Не оценил я слов Хуана и скоро забыл о них так же, как и о вопросе, который он мне задал тем же вечером:

- Скажите, камарада Борес, как вела себя машина в воздухе, когда мы летели сюда?

- Отлично, - коротко ответил я.

- Очень хорошо, - задумчиво произнес Хуан и расплылся в улыбке. Прекрасно!

Гибель Гарсиа, молодого испанского летчика, окончательно утвердила Хуана в его решении.

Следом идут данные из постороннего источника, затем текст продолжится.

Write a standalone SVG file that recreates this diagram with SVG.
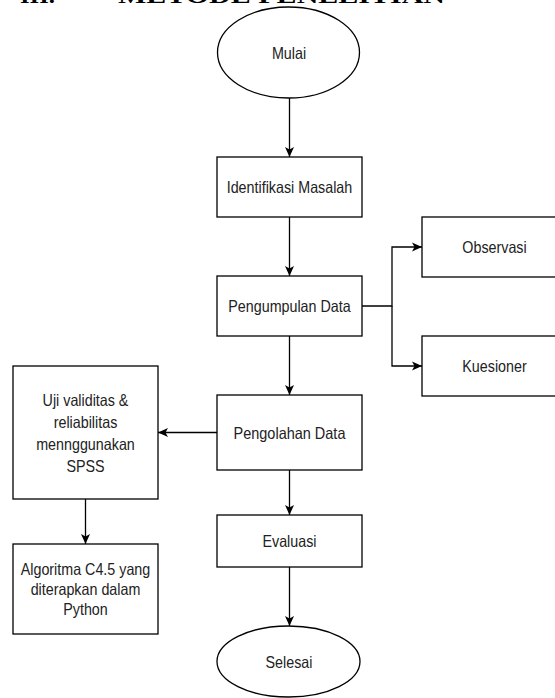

Произошло это во время одного из налетов бомбардировщиков, когда франкисты приближались к аэродрому. Наша эскадрилья успела взлететь. Заметив это, фашисты тотчас же начали сбрасывать бомбы на окрестные населенные пункты. В прах разлетелось несколько домов мирных жителей, вспыхнули пожары. Мы врезались в строй фашистов. Воздушный бой завязался над самым аэродромом. Наши атаки вскоре увенчались успехом. Два бомбардировщика упали на окраине Сантандера. Но тут же на горизонте показалась большая группа немецких истребителей. В плотном строю они шли к месту боя.